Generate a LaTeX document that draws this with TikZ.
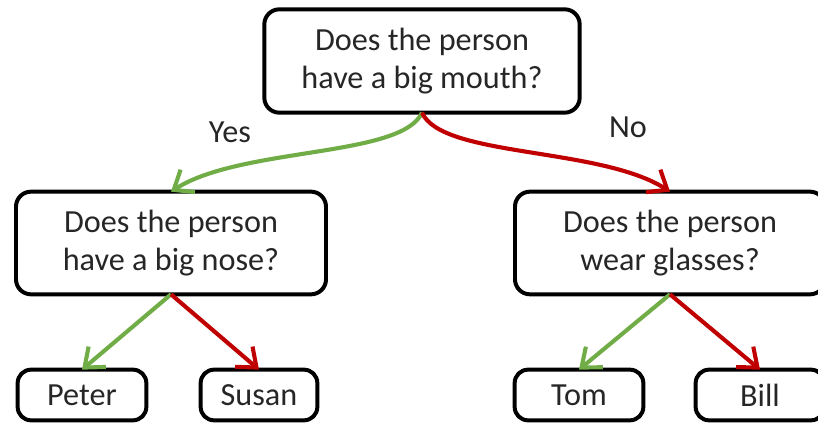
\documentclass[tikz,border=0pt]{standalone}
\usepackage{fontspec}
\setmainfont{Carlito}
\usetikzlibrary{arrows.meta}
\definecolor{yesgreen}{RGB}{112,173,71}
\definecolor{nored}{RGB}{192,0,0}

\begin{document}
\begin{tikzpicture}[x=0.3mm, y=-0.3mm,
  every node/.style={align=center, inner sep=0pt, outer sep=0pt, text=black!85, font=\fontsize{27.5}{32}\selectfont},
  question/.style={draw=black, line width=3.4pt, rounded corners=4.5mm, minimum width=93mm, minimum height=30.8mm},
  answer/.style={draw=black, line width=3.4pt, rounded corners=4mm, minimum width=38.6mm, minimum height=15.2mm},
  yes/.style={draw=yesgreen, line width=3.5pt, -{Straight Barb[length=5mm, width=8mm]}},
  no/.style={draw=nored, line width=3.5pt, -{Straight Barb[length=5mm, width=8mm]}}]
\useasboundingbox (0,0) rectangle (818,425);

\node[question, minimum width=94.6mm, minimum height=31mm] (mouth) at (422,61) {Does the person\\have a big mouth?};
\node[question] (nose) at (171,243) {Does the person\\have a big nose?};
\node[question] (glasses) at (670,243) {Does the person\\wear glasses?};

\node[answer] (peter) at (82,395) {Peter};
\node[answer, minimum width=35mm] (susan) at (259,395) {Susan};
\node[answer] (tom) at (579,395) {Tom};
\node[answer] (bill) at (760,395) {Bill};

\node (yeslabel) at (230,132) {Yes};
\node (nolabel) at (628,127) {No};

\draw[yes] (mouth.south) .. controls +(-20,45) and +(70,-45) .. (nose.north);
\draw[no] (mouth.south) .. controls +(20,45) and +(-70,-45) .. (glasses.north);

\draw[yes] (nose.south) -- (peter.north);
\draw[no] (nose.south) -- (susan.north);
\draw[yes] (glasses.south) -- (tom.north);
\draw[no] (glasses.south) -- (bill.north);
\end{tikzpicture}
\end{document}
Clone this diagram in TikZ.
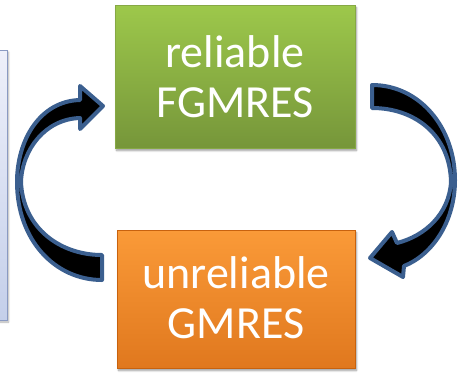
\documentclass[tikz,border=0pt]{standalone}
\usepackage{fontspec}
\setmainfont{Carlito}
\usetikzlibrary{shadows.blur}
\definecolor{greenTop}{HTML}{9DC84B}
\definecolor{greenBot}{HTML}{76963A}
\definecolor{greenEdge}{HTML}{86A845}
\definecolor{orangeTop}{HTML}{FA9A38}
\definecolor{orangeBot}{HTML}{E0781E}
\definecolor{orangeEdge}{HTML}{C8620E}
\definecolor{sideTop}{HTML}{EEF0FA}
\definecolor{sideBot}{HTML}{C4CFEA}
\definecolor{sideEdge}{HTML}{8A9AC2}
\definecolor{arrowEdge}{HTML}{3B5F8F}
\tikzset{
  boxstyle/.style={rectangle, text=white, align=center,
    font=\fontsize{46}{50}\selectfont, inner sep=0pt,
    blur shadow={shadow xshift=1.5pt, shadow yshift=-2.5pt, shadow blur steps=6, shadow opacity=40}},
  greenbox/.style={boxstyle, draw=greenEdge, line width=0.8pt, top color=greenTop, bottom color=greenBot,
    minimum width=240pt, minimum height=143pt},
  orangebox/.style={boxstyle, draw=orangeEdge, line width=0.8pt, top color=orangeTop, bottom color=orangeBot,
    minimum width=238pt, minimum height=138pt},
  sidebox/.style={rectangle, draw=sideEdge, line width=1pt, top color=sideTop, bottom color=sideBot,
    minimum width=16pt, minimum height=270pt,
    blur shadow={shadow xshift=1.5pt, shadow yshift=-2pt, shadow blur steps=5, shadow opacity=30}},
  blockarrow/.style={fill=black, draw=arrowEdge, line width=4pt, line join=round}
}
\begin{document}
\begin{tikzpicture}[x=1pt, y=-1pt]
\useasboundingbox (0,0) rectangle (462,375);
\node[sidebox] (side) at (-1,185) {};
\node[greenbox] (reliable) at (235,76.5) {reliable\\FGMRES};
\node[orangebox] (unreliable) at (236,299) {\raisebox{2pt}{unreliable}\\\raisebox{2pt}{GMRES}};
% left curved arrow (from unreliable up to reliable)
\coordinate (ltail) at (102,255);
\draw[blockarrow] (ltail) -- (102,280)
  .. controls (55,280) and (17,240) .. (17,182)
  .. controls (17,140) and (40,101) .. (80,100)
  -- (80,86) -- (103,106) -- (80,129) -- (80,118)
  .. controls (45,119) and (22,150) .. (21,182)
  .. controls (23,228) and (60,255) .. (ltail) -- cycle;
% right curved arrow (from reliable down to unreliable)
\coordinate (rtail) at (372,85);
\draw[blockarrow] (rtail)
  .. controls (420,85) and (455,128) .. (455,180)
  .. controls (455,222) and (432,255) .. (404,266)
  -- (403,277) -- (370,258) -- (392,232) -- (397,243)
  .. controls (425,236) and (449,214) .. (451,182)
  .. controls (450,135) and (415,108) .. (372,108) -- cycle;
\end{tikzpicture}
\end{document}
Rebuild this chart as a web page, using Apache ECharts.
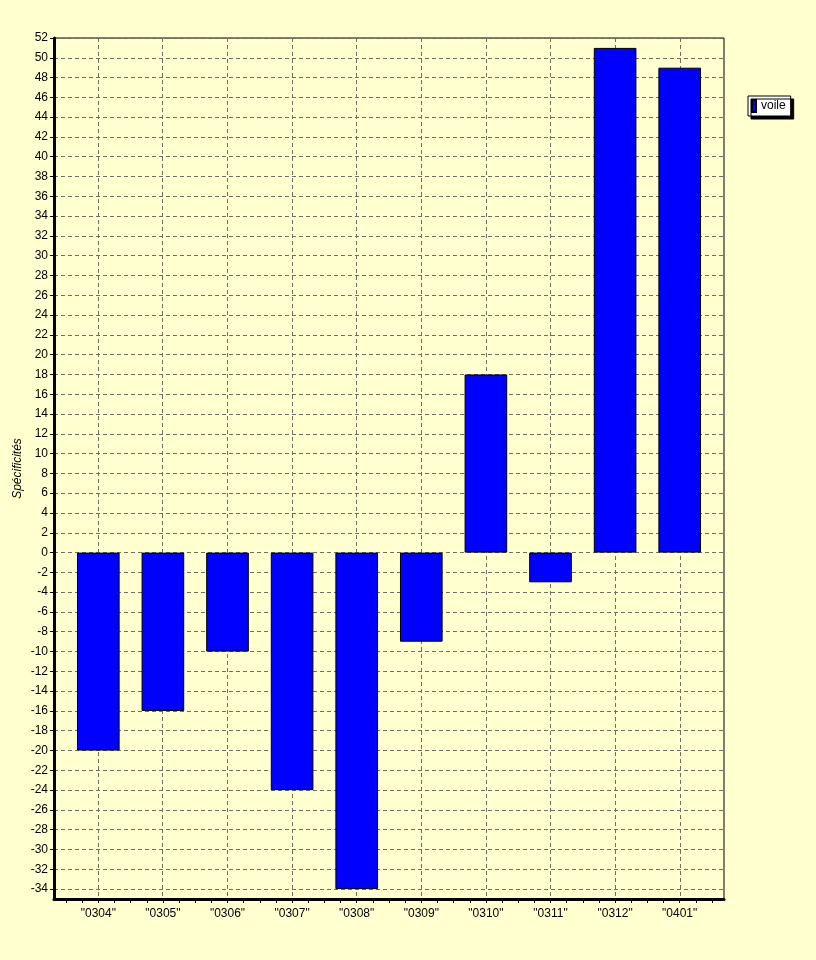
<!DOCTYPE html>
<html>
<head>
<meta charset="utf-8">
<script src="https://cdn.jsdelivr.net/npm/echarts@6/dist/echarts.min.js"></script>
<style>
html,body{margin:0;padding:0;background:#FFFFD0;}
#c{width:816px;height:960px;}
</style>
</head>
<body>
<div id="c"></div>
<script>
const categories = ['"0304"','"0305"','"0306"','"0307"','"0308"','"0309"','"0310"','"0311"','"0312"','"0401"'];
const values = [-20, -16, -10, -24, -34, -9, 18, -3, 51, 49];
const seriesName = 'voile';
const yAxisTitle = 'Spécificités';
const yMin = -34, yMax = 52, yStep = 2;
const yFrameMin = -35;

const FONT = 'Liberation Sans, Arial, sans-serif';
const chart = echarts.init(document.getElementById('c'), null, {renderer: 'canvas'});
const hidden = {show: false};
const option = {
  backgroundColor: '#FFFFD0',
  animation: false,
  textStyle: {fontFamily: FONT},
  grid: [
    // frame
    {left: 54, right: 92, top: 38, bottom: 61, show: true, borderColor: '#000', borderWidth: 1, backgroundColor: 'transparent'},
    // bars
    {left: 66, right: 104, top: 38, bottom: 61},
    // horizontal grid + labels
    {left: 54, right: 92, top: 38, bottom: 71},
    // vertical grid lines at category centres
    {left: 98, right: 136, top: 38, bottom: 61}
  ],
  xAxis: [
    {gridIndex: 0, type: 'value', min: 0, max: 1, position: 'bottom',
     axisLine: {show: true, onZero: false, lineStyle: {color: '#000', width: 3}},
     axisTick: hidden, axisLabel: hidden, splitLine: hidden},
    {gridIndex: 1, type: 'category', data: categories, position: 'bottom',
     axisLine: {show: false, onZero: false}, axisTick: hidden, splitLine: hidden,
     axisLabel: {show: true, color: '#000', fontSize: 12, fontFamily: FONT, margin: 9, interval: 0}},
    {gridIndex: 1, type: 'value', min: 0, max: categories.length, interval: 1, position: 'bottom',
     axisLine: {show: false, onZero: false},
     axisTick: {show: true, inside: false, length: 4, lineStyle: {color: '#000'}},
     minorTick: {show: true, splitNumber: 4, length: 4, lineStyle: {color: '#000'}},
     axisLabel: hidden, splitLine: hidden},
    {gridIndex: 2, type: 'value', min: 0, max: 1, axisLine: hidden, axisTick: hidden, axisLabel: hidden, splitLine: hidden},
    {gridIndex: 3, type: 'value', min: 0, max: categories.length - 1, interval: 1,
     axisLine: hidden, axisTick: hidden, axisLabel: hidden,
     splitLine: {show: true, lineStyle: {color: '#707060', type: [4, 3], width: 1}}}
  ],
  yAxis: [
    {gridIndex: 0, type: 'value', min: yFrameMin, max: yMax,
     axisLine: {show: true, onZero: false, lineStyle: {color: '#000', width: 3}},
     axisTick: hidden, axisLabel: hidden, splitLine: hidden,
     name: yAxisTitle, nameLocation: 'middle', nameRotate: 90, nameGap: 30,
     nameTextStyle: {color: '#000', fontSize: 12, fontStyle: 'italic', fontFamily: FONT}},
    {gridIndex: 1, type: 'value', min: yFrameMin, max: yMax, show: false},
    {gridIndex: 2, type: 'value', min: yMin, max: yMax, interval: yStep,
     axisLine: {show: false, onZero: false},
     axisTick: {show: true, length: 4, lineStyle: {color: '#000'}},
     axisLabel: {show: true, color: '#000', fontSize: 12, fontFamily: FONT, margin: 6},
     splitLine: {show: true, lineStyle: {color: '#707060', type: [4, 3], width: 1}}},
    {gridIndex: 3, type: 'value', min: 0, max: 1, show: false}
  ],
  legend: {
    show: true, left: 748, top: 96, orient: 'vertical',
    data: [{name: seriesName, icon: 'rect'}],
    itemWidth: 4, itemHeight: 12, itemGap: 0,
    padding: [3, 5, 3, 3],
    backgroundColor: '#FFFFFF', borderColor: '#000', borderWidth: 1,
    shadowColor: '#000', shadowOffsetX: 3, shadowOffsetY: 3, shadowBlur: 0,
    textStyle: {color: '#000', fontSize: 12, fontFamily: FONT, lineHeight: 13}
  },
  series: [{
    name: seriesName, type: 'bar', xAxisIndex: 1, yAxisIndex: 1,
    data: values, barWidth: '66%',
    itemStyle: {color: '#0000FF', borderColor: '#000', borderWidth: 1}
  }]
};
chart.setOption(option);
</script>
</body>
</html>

■ ■ ■ ■

● **Exercise task**: Set down exactly the lines above, from the line containing "Rebuild this chart" through the line containing "const yFrameMin = -35;". Skip the pictures.

● **Response to the exercise**:
Rebuild this chart as a web page, using Apache ECharts.
<!DOCTYPE html>
<html>
<head>
<meta charset="utf-8">
<script src="https://cdn.jsdelivr.net/npm/echarts@6/dist/echarts.min.js"></script>
<style>
html,body{margin:0;padding:0;background:#FFFFD0;}
#c{width:816px;height:960px;}
</style>
</head>
<body>
<div id="c"></div>
<script>
const categories = ['"0304"','"0305"','"0306"','"0307"','"0308"','"0309"','"0310"','"0311"','"0312"','"0401"'];
const values = [-20, -16, -10, -24, -34, -9, 18, -3, 51, 49];
const seriesName = 'voile';
const yAxisTitle = 'Spécificités';
const yMin = -34, yMax = 52, yStep = 2;
const yFrameMin = -35;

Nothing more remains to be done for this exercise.